Verbing nouns has become something of an epidemic in North America over the past decade. It is indicative of the generally pitiful state of the English language in our societies, and I think it high time to start pointing fingers.

The popular media do nothing to help promulgate proper English (be it either spoken or written), and academics have done more than their fare share to worsen the situation. However, IMHO the single worst offenders are the technocrats: those who either produce and/or profit from technology in general, and more specifically computers. In keeping pace with the ever mounting workload and the loss of time, technocrats have taken it upon themselves to speed up communication by mangling the language. Here are some common examples:

  • As wonko points out, input is not a verb, but is often used as one.

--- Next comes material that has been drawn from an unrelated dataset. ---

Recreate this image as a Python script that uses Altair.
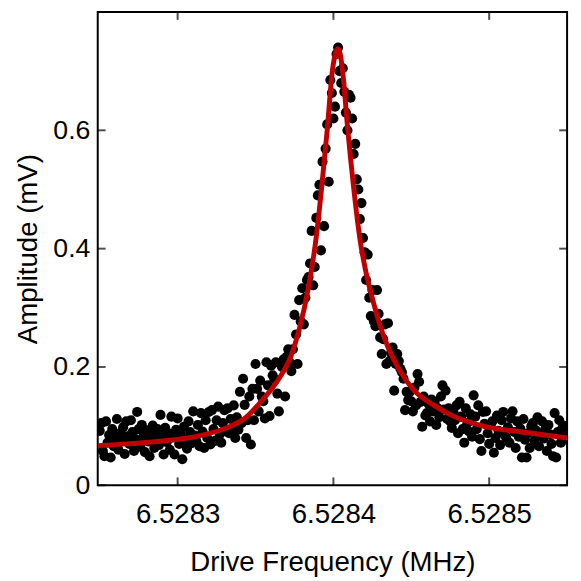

  • Access is not a verb; it is a noun, as in something one has. One does not access a database; one has access to said database.
  • Webify. Dear *od people, that's not even comprehensible!
  • Obsoleted, as in "OSS has been obsoleted as a sound standard." This usage has the added problem of being in the passive voice. In all cases, something has become obsolete.
It's common mistakes like these that have driven many an English professor to drink or opium. In fact, my first-year writing and logic professor would literally tremble at the thought of having to perform what she politely called "missionary work": her class with the engineering undergrads.
And for those who feel inclined to soft-link this to the grammar nazi node, don't bother. I've done it myself.